While the determination of a person’s credibility may appear to be a rather personal assessment, according to Madam Justice D.A. Wilson, this is not case at law:
 As I noted in Rider v. Grant, 2015 ONSC 5456 (CanLII) at para. 90:
In deciding issues of credibility, it is not simply a matter of accepting the evidence of one party over another based on how the witness performed in the witness box. Rather, “the real test of the truth of the story of a witness in such a case must be its harmony with the preponderance of the probabilities which a practical and informed person would readily recognize as reasonable in that place and in those conditions.” Faryna v. Chorny,  2 D.L.R. 354 (B.C.C.A.)

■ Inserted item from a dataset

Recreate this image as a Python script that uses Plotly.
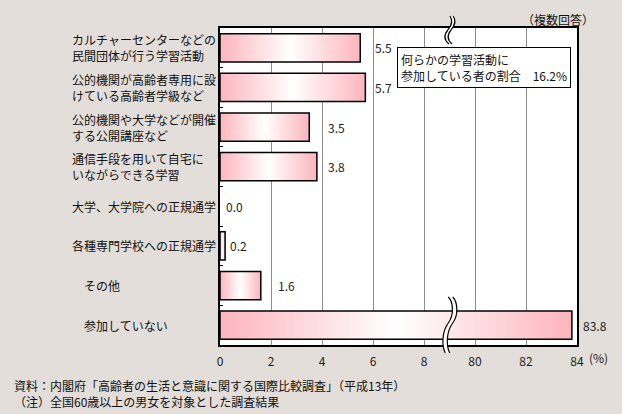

Moreover, in the case of 1483677 Ontario Ltd. v. Howard, 2015 ONSC 6217, as excerpted above, Justice Wilson did not find a particular witness to be worthy of belief where,
- there were discrepancies between the witness’s testimony at trial and his evidence during an examination for discovery; and
- the witness was unable to provide a reasonable explanation for the discrepancies between his testimony and the documentary evidence, such as e-mails.
On the other hand, a different witness who responded to questions directly, and without hesitation, even if his answer may have an negative impact on his case was found to be “forthright” and “honest”. The objectivity and fairness of a witness’ testimony was also preferred.
Happy Friday and thanks for reading!